Bien loin des circuits automobiles, il découvrit sa passion pour la vitesse au travers de courses clandestines organisées dans sa ville natale et ses environs. Malgré ses ennuis récurrents avec la gendarmerie, sa capacité à emprunter les meilleures trajectoires possibles sur route ouverte le convint en 1995 à faire ses premiers pas dans le monde du rallye grâce à l’opération de détection Volant Rallye Jeunesqu’il remporta avant d’être finalement rétrogradé à la seconde place. Sébastien Loeb était alors âgé de 21 ans et ne connaissait pas encore le sport automobile au niveau professionnel. À ce même âge, Sébastian Vettel avait déjà des années de pratique en karting puis en monoplace et faisait ses débuts dans la catégorie reine du sport auto. Deux parcours totalement différents. En cas d’une hypothétique reconversion en Formule 1, Sébastien Loeb n’aurait peut-être jamais pu rattraper ce retard et les multiples avantages qu’une pratique du sport automobile débutée dès le plus jeune âge procure.

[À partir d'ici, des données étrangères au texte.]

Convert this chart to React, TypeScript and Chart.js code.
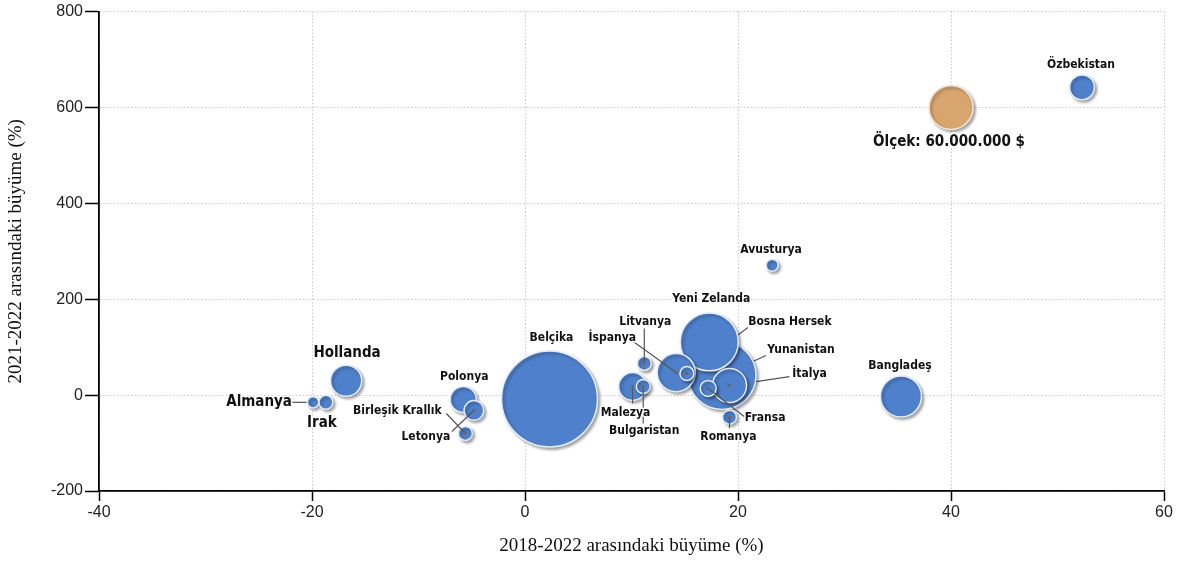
import React, { useEffect, useRef } from 'react';
import { Chart, registerables } from 'chart.js';

Chart.register(...registerables);

// ---- Data ----
const countries = [
  'Belçika', 'Yunanistan', 'Yeni Zelanda', 'İtalya', 'Fransa', 'Romanya', 'İspanya',
  'Bosna Hersek', 'Litvanya', 'Malezya', 'Bulgaristan', 'Avusturya', 'Bangladeş',
  'Özbekistan', 'Hollanda', 'Almanya', 'Irak', 'Polonya', 'Letonya', 'Birleşik Krallık',
];
// 2018-2022 growth (%)
const growth2018 = [2.3, 18.5, 17.3, 19.2, 17.2, 19.2, 14.2, 15.2, 11.2, 10.1, 11.1, 23.2, 35.3, 52.3, -16.8, -19.9, -18.7, -5.8, -4.8, -5.6];
// 2021-2022 growth (%)
const growth2021 = [-8, 41, 111, 20, 14, -46, 47, 45, 66, 18, 18, 271, -3, 642, 30, -15, -15, -9, -32, -80];
// trade value (million $)
const valueMillionUsd = [285, 143, 104, 36, 8, 6, 45, 6, 6, 24, 6, 4.5, 52, 19, 30, 4, 6, 21, 12, 6];

const scaleLabel = ['Ölçek: 60.000.000 $'];
const scaleX = [40];
const scaleY = [600];
const scaleValue = [60];

const xTicks = [-40, -20, 0, 20, 40, 60];
const yTicks = [-200, 0, 200, 400, 600, 800];

const xTitle = '2018-2022 arasındaki büyüme (%)';
const yTitle = '2021-2022 arasındaki büyüme (%)';

// ---- Styling / layout ----
const LABEL_FONT = "'DejaVu Sans Condensed', 'DejaVu Sans', sans-serif";
const TICK_FONT = "'Liberation Sans', Arial, sans-serif";
const TITLE_FONT = "'Liberation Serif', 'Times New Roman', serif";
const BLUE = '#4e80cc';
const TAN = '#d8a56e';

const refRadius = 22; // pixel radius of the 60M$ reference bubble
const toRadius = (v: number) => refRadius * Math.sqrt(v / scaleValue[0]);

type LabelCfg = { dx: number; dy: number; big?: boolean; line?: [number, number, number, number]; under?: boolean; dot?: boolean };
const labelLayout: Record<string, LabelCfg> = {
  'Belçika': { dx: 2, dy: -61 },
  'Yunanistan': { dx: 79, dy: -26, line: [44, -20, 0, 0], under: true },
  'Yeni Zelanda': { dx: 2, dy: -43 },
  'İtalya': { dx: 80, dy: -12, line: [60, -9, 0, 0], under: true, dot: true },
  'Fransa': { dx: 57, dy: 29, line: [0, 0, 36, 28], dot: true },
  'Romanya': { dx: -1, dy: 20, line: [0, 0, 0, 11], dot: true },
  'İspanya': { dx: -64, dy: -35, line: [-43, -31, 0, 0], dot: true },
  'Bosna Hersek': { dx: 103, dy: -52, line: [61, -46, 0, 0], under: true, dot: true },
  'Litvanya': { dx: 1, dy: -42, line: [0, -35, 0, 0], dot: true },
  'Malezya': { dx: -7, dy: 26, line: [0, 0, 0, 17], dot: true },
  'Bulgaristan': { dx: 1, dy: 44, line: [0, 0, 0, 37], dot: true },
  'Avusturya': { dx: -1, dy: -15 },
  'Bangladeş': { dx: -1, dy: -31 },
  'Özbekistan': { dx: -1, dy: -22 },
  'Hollanda': { dx: 1, dy: -28, big: true },
  'Almanya': { dx: -54, dy: 0, big: true, line: [-22, 0, 0, 0], under: true },
  'Irak': { dx: -4, dy: 21, big: true },
  'Polonya': { dx: 1, dy: -23 },
  'Letonya': { dx: -48, dy: 26, line: [-22, 21, 0, 0], dot: true },
  'Birleşik Krallık': { dx: -68, dy: -23, line: [-19, -20, 0, 0], dot: true },
};
const scaleLabelLayout: LabelCfg = { dx: -2, dy: 35, big: true };

function drawLabel(ctx: CanvasRenderingContext2D, text: string, x: number, y: number, big?: boolean) {
  ctx.save();
  ctx.font = `bold ${big ? 15 : 12}px ${LABEL_FONT}`;
  ctx.textAlign = 'center';
  ctx.textBaseline = 'middle';
  ctx.lineJoin = 'round';
  ctx.lineWidth = 3;
  ctx.strokeStyle = 'rgba(255,255,255,0.9)';
  ctx.strokeText(text, x, y);
  ctx.fillStyle = '#111';
  ctx.fillText(text, x, y);
  ctx.restore();
}

const labelPlugin = {
  id: 'bubbleLabels',
  beforeDatasetsDraw(chart: any) {
    const ctx: CanvasRenderingContext2D = chart.ctx;
    const xs = chart.scales.x;
    const ys = chart.scales.y;
    ctx.save();
    ctx.strokeStyle = '#555';
    ctx.lineWidth = 1.2;
    countries.forEach((name, i) => {
      const L = labelLayout[name];
      if (!L || !L.line || !L.under) return;
      const px = xs.getPixelForValue(growth2018[i]);
      const py = ys.getPixelForValue(growth2021[i]);
      ctx.beginPath();
      ctx.moveTo(px + L.line[0], py + L.line[1]);
      ctx.lineTo(px + L.line[2], py + L.line[3]);
      ctx.stroke();
    });
    ctx.restore();
    ctx.save();
    ctx.shadowColor = 'rgba(0,0,0,0.35)';
    ctx.shadowBlur = 3;
    ctx.shadowOffsetX = 2;
    ctx.shadowOffsetY = 2;
  },
  afterDatasetsDraw(chart: any) {
    const ctx: CanvasRenderingContext2D = chart.ctx;
    ctx.restore();
    const xs = chart.scales.x;
    const ys = chart.scales.y;
    ctx.save();
    ctx.strokeStyle = '#555';
    ctx.lineWidth = 1.2;
    countries.forEach((name, i) => {
      const L = labelLayout[name];
      if (!L || !L.line || L.under) return;
      const px = xs.getPixelForValue(growth2018[i]);
      const py = ys.getPixelForValue(growth2021[i]);
      ctx.beginPath();
      ctx.moveTo(px + L.line[0], py + L.line[1]);
      ctx.lineTo(px + L.line[2], py + L.line[3]);
      ctx.stroke();
    });
    ctx.fillStyle = '#666';
    countries.forEach((name, i) => {
      const L = labelLayout[name];
      if (!L || !L.dot) return;
      const px = xs.getPixelForValue(growth2018[i]);
      const py = ys.getPixelForValue(growth2021[i]);
      ctx.beginPath();
      ctx.arc(px, py, 1.6, 0, Math.PI * 2);
      ctx.fill();
    });
    ctx.restore();
    countries.forEach((name, i) => {
      const L = labelLayout[name];
      const px = xs.getPixelForValue(growth2018[i]);
      const py = ys.getPixelForValue(growth2021[i]);
      drawLabel(ctx, name, px + L.dx, py + L.dy, L.big);
    });
    scaleLabel.forEach((t, i) => {
      const px = xs.getPixelForValue(scaleX[i]);
      const py = ys.getPixelForValue(scaleY[i]);
      drawLabel(ctx, t, px + scaleLabelLayout.dx, py + scaleLabelLayout.dy, scaleLabelLayout.big);
    });
  },
};

export default function App() {
  const ref = useRef<HTMLCanvasElement | null>(null);
  useEffect(() => {
    if (!ref.current) return;
    const chart = new Chart(ref.current, {
      type: 'bubble',
      data: {
        datasets: [
          {
            label: 'Ülkeler',
            data: countries.map((_, i) => ({ x: growth2018[i], y: growth2021[i], r: toRadius(valueMillionUsd[i]) })),
            backgroundColor: BLUE,
            borderColor: '#e4ecf8',
            borderWidth: 1.5,
          },
          {
            label: 'Ölçek',
            data: scaleX.map((x, i) => ({ x, y: scaleY[i], r: toRadius(scaleValue[i]) })),
            backgroundColor: TAN,
            borderColor: '#f3e6d6',
            borderWidth: 1.5,
          },
        ],
      },
      options: {
        responsive: false,
        animation: false,
        events: [],
        layout: { autoPadding: false, padding: { left: 0, right: 18, top: 9, bottom: 0 } },
        plugins: { legend: { display: false }, tooltip: { enabled: false } },
        scales: {
          x: {
            type: 'linear',
            min: xTicks[0],
            max: xTicks[xTicks.length - 1],
            afterBuildTicks: (s: any) => { s.ticks = xTicks.map((v) => ({ value: v })); },
            ticks: { font: { family: TICK_FONT, size: 16 }, color: '#222', padding: 2 },
            grid: { color: '#c9c9c9', lineWidth: 1, tickColor: '#000', tickLength: 10, tickWidth: 1.5 },
            border: { display: true, color: '#000', width: 1.8, dash: [1.5, 2] },
            title: { display: true, text: xTitle, font: { family: TITLE_FONT, size: 19 }, color: '#111', padding: { top: 0, bottom: 7 } },
            afterFit: (s: any) => { s.height = 73; },
          },
          y: {
            type: 'linear',
            min: yTicks[0],
            max: yTicks[yTicks.length - 1],
            afterBuildTicks: (s: any) => { s.ticks = yTicks.map((v) => ({ value: v })); },
            ticks: { font: { family: TICK_FONT, size: 16 }, color: '#222', padding: 2 },
            grid: { color: '#c9c9c9', lineWidth: 1, tickColor: '#000', tickLength: 14, tickWidth: 1.5 },
            border: { display: true, color: '#000', width: 1.8, dash: [1.5, 2] },
            title: { display: true, text: yTitle, font: { family: TITLE_FONT, size: 19 }, color: '#111', padding: { top: 5, bottom: 0 } },
            afterFit: (s: any) => { s.width = 99; },
          },
        },
      },
      plugins: [labelPlugin],
    } as any);
    return () => chart.destroy();
  }, []);
  return (
    <div style={{ position: 'absolute', left: 0, top: 0, width: 1182, height: 564, background: '#fff' }}>
      <canvas ref={ref} width={1182} height={564} />
    </div>
  );
}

Piloter une voiture de rallye à plus de 150km/h sur des chemins de terre sinueux est très différent que de piloter une Formule 1 à plus de 300km/h sur un circuit au revêtement parfaitement asphalté. Son aventure en WRC et ses titres de champion du monde glanés au fil de sa carrière ont inévitablement développé chez Sébastien Loeb des qualités essentielles permettant de briller dans la catégorie reine du sport automobile. Mais cela lui a aussi conféré un style de pilotage instinctif, reposant sur l’adaptation vis-à-vis du terrain. Tout le contraire de la Formule 1, catégorie reposant en partie sur la parfaite maitrise du circuit et de ses trajectoires. 

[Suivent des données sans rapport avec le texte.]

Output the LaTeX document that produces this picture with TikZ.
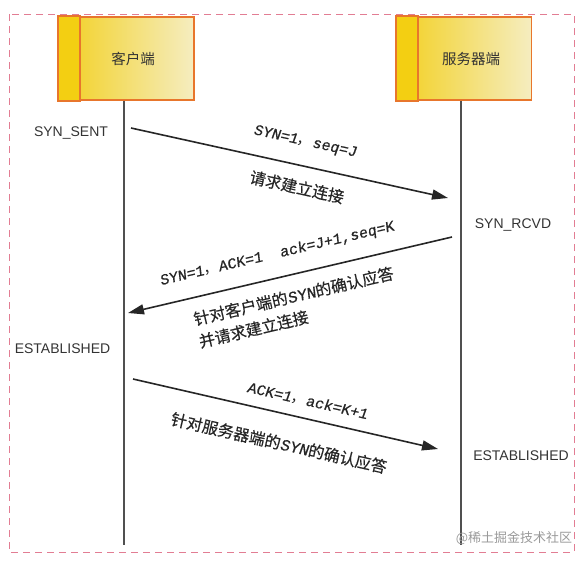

Dans le cas d’une hypothétique reconversion en F1, Loeb aurait donc eu beaucoup à apprendre. Confronté à des forces d’accélérations bien plus importantes en F1 qu’en WRC, il lui aurait été également nécessaire de se construire un physique capable de résister aux nombreux g encaissés pendant un Grand Prix. 

Aurait-il pu s’adapter à toutes ces nouveautés et devenir un excellent pilote de Formule 1 ? S’il avait découvert cette discipline en étant bien plus jeune, cela semble fort probable. Ses qualités naturelles de pilotage auraient même pu faire des étincelles. Mais lors de son essai avec Red Bull en 2008 à l’âge de 34 ans, cela semblait d’ores et déjà trop tard. Piloter les meilleures voitures du plateau ne s’improvise pas. Et n’ayant jamais eu la moindre expérience en monoplace, peut-être aurait-il dû commencer par faire ses preuves dans des catégories inférieures. 

D’ailleurs, si à l’instar de Kimi Raïkönnen ou encore Robert Kubica on retrouve de nombreux pilotes de Formule 1 s’étant reconvertis en rallye, ce n’est pas étonnant si l’inverse ne semble jamais s’être produit. Passer du rallye à la Formule 1. L’exigence de la catégorie reine du sport auto semble trop importante pour l’espérer.